The third query ("SELECT cuisine, AVG(avg_score) ...") has 170 points of data to process (85 rows, resulting from 85 unique values for "cuisine", times 2 columns) and the performance of each driver is almost the same. This can be attributed to the low number of results and the time required by the MySQL Server to calculated the average of the avg_score for each grouping.
The only situation studied in which both the MySQL Driver and MariaDB measurably outperformed the CData Driver was when the drivers were tasked with reading the metadata of the table. While the percent difference in performance seems large (the CData Driver takes over twice as long as the MariaDB Driver), the real-world difference in performance is functionally unnoticable (approximately 2.5 milliseconds, or one-one-hundredth the time it takes to blink an eye5).

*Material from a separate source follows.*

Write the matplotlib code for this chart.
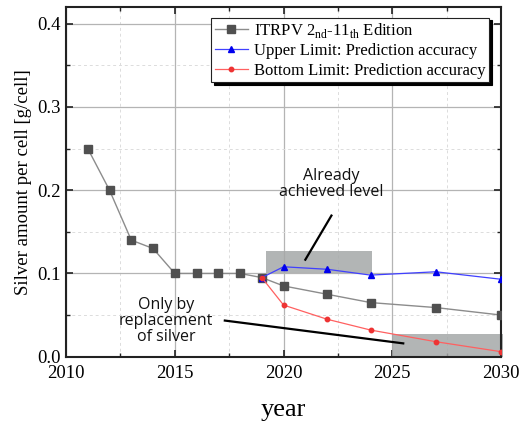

The average runtime for each query is compared in the chart below:
Conclusion
Based on the results from the queries, we can conclude that the CData Driver's performance far exceeds that of the native MySQL Connector/J and the MariaDB Connector/J. The benefits of the CData Driver are highlighted most when working with large data sets, processing 1.5 million rows almost as quickly as it processes 85 rows. The developers at CData have done some impressive work to maximize the performance in processing the result set and seem to only be hindered by web traffic and server processing times.